Act II: We find a seventeen year old Tom now disenchanted with his wonderful life and not coping so well with being a father. Really it's all Becky's fault and Tom isn't too sure he really is the father. After all there was that night that him and Becky and their friends got hyped up on ecstasy before Becky happily let everyone take their turn with her as a coked up Tom tried desperately to "get it up". (Nobody told me that would happen!!!) Add to this the fact that his good buddy and his own personal Huckleberry has finally come out of the closet and has begun a rather violent relationship with "Big Jim" has him yearning for the good ol' days of cigs and blunts behind the High School. Note that I am using the word "Big" here since in no way do I want to be fired from The Food Network. Act II ends with Tom selling his ass for money so that he can buy the one thing that all kids his age knows is the ultimate happiness.... heroin.

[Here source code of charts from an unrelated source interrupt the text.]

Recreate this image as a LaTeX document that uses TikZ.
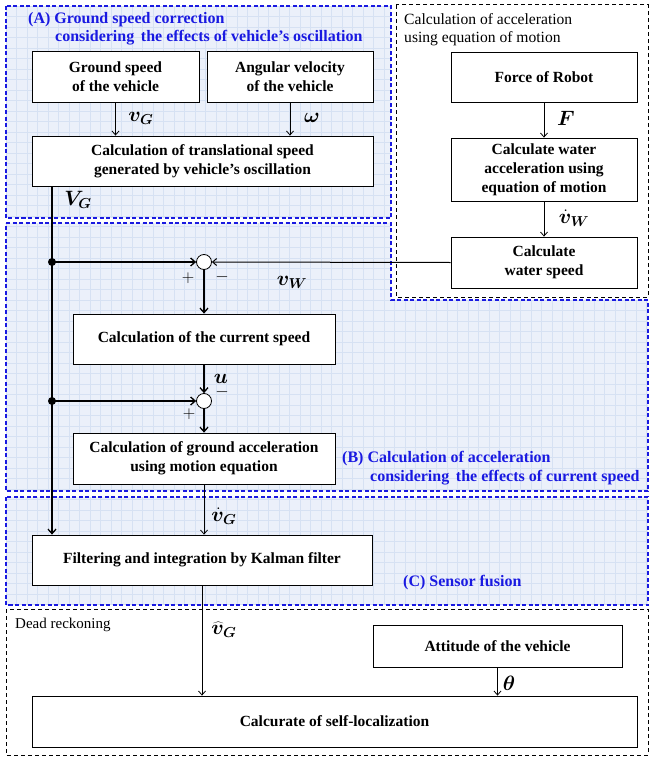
\documentclass[tikz,border=0pt]{standalone}
\usepackage{fontspec}
\setmainfont{Liberation Serif}
\usepackage{bm}
\usetikzlibrary{arrows.meta}
\definecolor{blu}{RGB}{25,25,225}
\definecolor{regfill}{RGB}{235,240,250}
\definecolor{gridc}{RGB}{214,225,243}
\tikzset{
  box/.style={draw, fill=white, line width=0.8pt, align=center, inner sep=0pt,
    font=\bfseries\fontsize{15.5}{19}\selectfont},
  conn/.style={line width=0.8pt, -{Straight Barb[length=4pt,width=7pt]}},
  tconn/.style={line width=1.3pt, -{Straight Barb[length=4.5pt,width=8pt]}},
  mlab/.style={font=\fontsize{22}{24}\selectfont, inner sep=0pt},
  sgn/.style={font=\fontsize{17}{17}\selectfont, inner sep=0pt},
  bluedash/.style={draw=blu, line width=1.2pt, dash pattern=on 4pt off 2.5pt},
  blackdash/.style={draw=black, line width=1pt, dash pattern=on 4pt off 3pt},
  rtitle/.style={text=blu, font=\bfseries\fontsize{16}{18}\selectfont, anchor=west, inner sep=0pt},
  plain/.style={font=\fontsize{15.6}{18}\selectfont, anchor=west, inner sep=0pt},
  sumj/.style={circle, draw, fill=white, line width=0.8pt, minimum size=15pt, inner sep=0pt},
  jdot/.style={circle, fill=black, minimum size=8pt, inner sep=0pt},
}
\begin{document}
\begin{tikzpicture}[x=1pt, y=-1pt]
\useasboundingbox (0,0) rectangle (650,760);
% region fills with grid
\fill[regfill] (6,6) rectangle (391,218);
\fill[regfill] (6,223) -- (391,223) -- (391,300) -- (648,300) -- (648,491) -- (6,491) -- cycle;
\fill[regfill] (6,497) rectangle (648,605);
\begin{scope}
  \clip (6,6) rectangle (391,218)
        (6,223) -- (391,223) -- (391,300) -- (648,300) -- (648,491) -- (6,491) -- cycle
        (6,497) rectangle (648,605);
  \foreach \i in {0,...,62} { \draw[gridc, line width=0.7pt] (6+10.5*\i,0) -- (6+10.5*\i,760); }
  \foreach \i in {0,...,73} { \draw[gridc, line width=0.7pt] (0,6+10.5*\i) -- (650,6+10.5*\i); }
\end{scope}
% region outlines
\draw[bluedash] (6,6) rectangle (391,218);
\draw[bluedash] (6,223) -- (391,223) -- (391,300) -- (648,300) -- (648,491) -- (6,491) -- cycle;
\draw[bluedash] (6,497) rectangle (648,605);
\draw[blackdash] (396,5) rectangle (648,297);
\draw[blackdash] (6,609) rectangle (648,755);
% region titles
\node[rtitle] (tA1) at (28,20) {(A) Ground speed correction};
\node[rtitle] (tA2) at (55,38) {considering\, the effects of vehicle’s oscillation};
\node[rtitle] (tB1) at (342,459) {(B) Calculation of acceleration};
\node[rtitle] (tB2) at (370,478) {considering\, the effects of current speed};
\node[rtitle] (tC) at (403,583) {(C) Sensor fusion};
\node[plain] (tE1) at (404,19) {Calculation of acceleration};
\node[plain] (tE2) at (404,39) {using equation of motion};
\node[plain, font=\fontsize{15}{17}\selectfont] (tD) at (15,625) {Dead reckoning};
% boxes
\node[box, minimum width=167pt, minimum height=51pt] (gs) at (115.5,76.5) {Ground speed\\of the vehicle};
\node[box, minimum width=166pt, minimum height=51pt] (av) at (290,76.5) {Angular velocity\\of the vehicle};
\node[box, minimum width=341pt, minimum height=50pt] (tr) at (202.5,161) {Calculation of translational speed\\generated by vehicle’s oscillation};
\node[box, minimum width=186pt, minimum height=50pt] (fr) at (544,77) {Force of Robot};
\node[box, minimum width=186pt, minimum height=63pt] (wa) at (544,169.5) {Calculate water\\acceleration using\\equation of motion};
\node[box, minimum width=186pt, minimum height=51pt] (ws) at (544,262.5) {Calculate\\water speed};
\node[box, minimum width=262pt, minimum height=50pt] (cu) at (204,339) {Calculation of the current speed};
\node[box, minimum width=262pt, minimum height=51pt] (ga) at (204,458.5) {Calculation of ground acceleration\\using motion equation};
\node[box, minimum width=340pt, minimum height=50pt] (kf) at (202,560) {Filtering and integration by Kalman filter};
\node[box, minimum width=249pt, minimum height=42pt] (at) at (497.5,646) {Attitude of the vehicle};
\node[box, minimum width=605pt, minimum height=51pt] (sl) at (334.5,721.5) {Calcurate of self-localization};
% junctions
\node[sumj] (j1) at (204,262) {};
\node[sumj] (j2) at (204,401) {};
\node[jdot] (d1) at (52,262) {};
\node[jdot] (d2) at (52,401) {};
% connectors
\draw[conn] (gs.south) -- (gs.south |- tr.north);
\draw[conn] (av.south) -- (av.south |- tr.north);
\draw[conn] (fr.south) -- (wa.north);
\draw[conn] (wa.south) -- (ws.north);
\draw[line width=1.3pt] (tr.south -| d1) -- (d1.center) -- (d2.center);
\draw[tconn] (d2.center) -- (kf.north -| d2);
\draw[tconn] (d1.center) -- (j1.west);
\draw[conn, line width=1pt] (ws.west) -- (j1.east);
\draw[tconn] (j1.south) -- (cu.north);
\draw[tconn] (cu.south) -- (j2.north);
\draw[tconn] (d2.center) -- (j2.west);
\draw[tconn] (j2.south) -- (ga.north);
\draw[conn] (ga.south) -- (ga.south |- kf.north);
\draw[conn] (kf.south) -- (kf.south |- sl.north);
\draw[conn] (at.south) -- (at.south |- sl.north);
% labels
\node[mlab] (lvg) at (141,118) {$\bm{v}_{\bm{G}}$};
\node[mlab] (lom) at (312,118) {$\bm{\omega}$};
\node[mlab] (lVG) at (78,200) {$\bm{V}_{\bm{G}}$};
\node[mlab] (lF) at (566,118) {$\bm{F}$};
\node[mlab] (lvw) at (574,218) {$\dot{\bm{v}}_{\bm{W}}$};
\node[mlab] (lvW) at (292,282) {$\bm{v}_{\bm{W}}$};
\node[mlab] (lu) at (221,379) {$\bm{u}$};
\node[mlab] (lvgd) at (224,516) {$\dot{\bm{v}}_{\bm{G}}$};
\node[mlab] (lvgh) at (224,630) {$\widehat{\bm{v}}_{\bm{G}}$};
\node[mlab] (lth) at (509,683) {$\bm{\theta}$};
\node[sgn] (p1) at (188,278) {$+$};
\node[sgn] (m1) at (222,277) {$-$};
\node[sgn] (m2) at (222,392) {$-$};
\node[sgn] (p2) at (189,414) {$+$};
\end{tikzpicture}
\end{document}
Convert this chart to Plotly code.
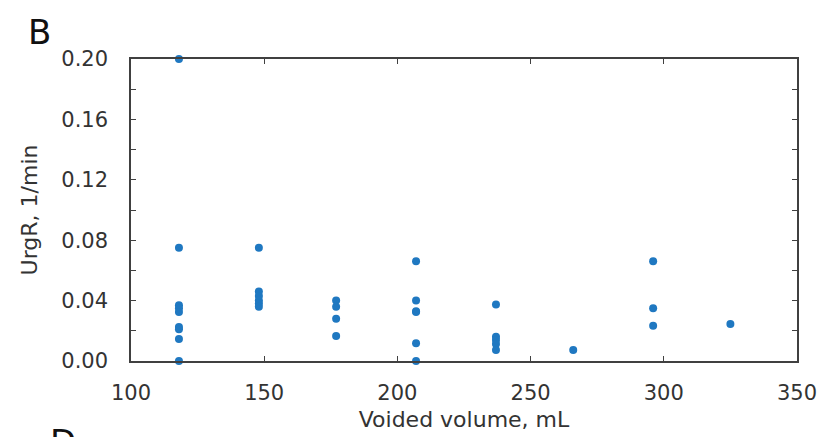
import plotly.graph_objects as go

# voided volume (mL) and urgency rate (1/min)
volume = [118, 118, 118, 118, 118, 118, 118, 118, 118,
          148, 148, 148, 148, 148, 148,
          177, 177, 177, 177,
          207, 207, 207, 207, 207, 207,
          237, 237, 237, 237, 237,
          266,
          296, 296, 296,
          325]
urgr = [0.200, 0.075, 0.037, 0.035, 0.0325, 0.0225, 0.021, 0.0146, 0.0,
        0.075, 0.046, 0.043, 0.040, 0.038, 0.036,
        0.040, 0.036, 0.028, 0.0166,
        0.066, 0.040, 0.033, 0.0325, 0.0117, 0.0,
        0.0375, 0.016, 0.0139, 0.0113, 0.0073,
        0.0073,
        0.066, 0.035, 0.0234,
        0.0245]

FONT = "DejaVu Sans"
AXIS_COLOR = "#404040"
TEXT_COLOR = "#333333"

fig = go.Figure()
fig.add_trace(go.Scatter(
    x=volume, y=urgr, mode="markers",
    marker=dict(color="#1f78c1", size=8),
    cliponaxis=False,
    showlegend=False,
))

fig.update_layout(
    width=821, height=437,
    paper_bgcolor="white", plot_bgcolor="white",
    margin=dict(l=131, r=24, t=59, b=76),
    font=dict(family=FONT, color=TEXT_COLOR),
)

# panel letters (B for this panel, top of D from the one below)
fig.add_annotation(text="B", xref="paper", yref="paper",
                   x=-0.158, y=1.162, xanchor="left", yanchor="top",
                   showarrow=False, font=dict(size=34, color="#111111", family=FONT))
fig.add_annotation(text="D", xref="paper", yref="paper",
                   x=-0.125, y=-0.195, xanchor="left", yanchor="top",
                   showarrow=False, font=dict(size=34, color="#111111", family=FONT))

fig.update_xaxes(
    range=[100, 350], dtick=50, tick0=100, automargin=False,
    ticks="inside", ticklen=5, tickcolor=AXIS_COLOR, ticklabelstandoff=12,
    showline=True, linecolor=AXIS_COLOR, linewidth=1.5, mirror="ticks",
    showgrid=False, zeroline=False,
    tickfont=dict(size=21, family=FONT, color=TEXT_COLOR),
    title=dict(text="Voided volume, mL", font=dict(size=22, family=FONT, color=TEXT_COLOR), standoff=8),
)
fig.update_yaxes(
    range=[0, 0.2], dtick=0.04, tickformat=".2f", automargin=False,
    ticks="inside", ticklen=5, tickcolor=AXIS_COLOR, ticklabelstandoff=17,
    minor=dict(dtick=0.02, ticks="inside", ticklen=5, tickcolor=AXIS_COLOR),
    showline=True, linecolor=AXIS_COLOR, linewidth=1.5, mirror="ticks",
    showgrid=False, zeroline=False,
    tickfont=dict(size=21, family=FONT, color=TEXT_COLOR),
    title=dict(text="UrgR, 1/min", font=dict(size=22, family=FONT, color=TEXT_COLOR), standoff=18),
)

# drop the default page margin so the figure fills the window exactly
fig.write_html("out.html", config={"displayModeBar": False},
               post_script="document.body.style.margin='0';document.body.style.overflow='hidden';")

Act III: A now twenty-four year old Tom spends most of his days still living in Aunt Polly's home, playing Playstation with his buddy Huckleberry whose own relationship with Big Jim has finally gone south when Jim left him for an hermaphrodite transvestite. Aunt Polly, miraculously still alive, (because it really is true! Only the good die young) lays in her bed, and in her own waste, begging Tom to go buy her a pack of cigs and a bottle of Johnny Walker. Becky has fared no better, her two year old daughter wanders around the house unsupervised while she lays on the couch shoving needles between her toes and making sure she has enough money for her own cigs and Jack Daniels while wondering how long before somebody comes to take this brat away like they did Tom's punk ass son. Movie fades to black as Tom declares "Fuck the rest of the world, they're just jealous of everything we got over here!"

There you are. Another piece of literature that has been updated to reflect our times. This baby is going to sell!!! 

Now I'm lost. I may have went off on a tangent. The words I use to sum up this movie for me are not my own but come from a friend Eric Palicki: "It was not the Superman movie I wanted, but I suppose it's the Superman movie we deserve, alas."



1 comment:

Anonymous said...

To each his own, but I really liked the movie. And there's no way in hell I'll ever accept that there are situations where writers should never take Superman. This rigid frame of reference of what Superman *should* be all the time is what's killing the character and what's stymied at lot of DC properties over the years.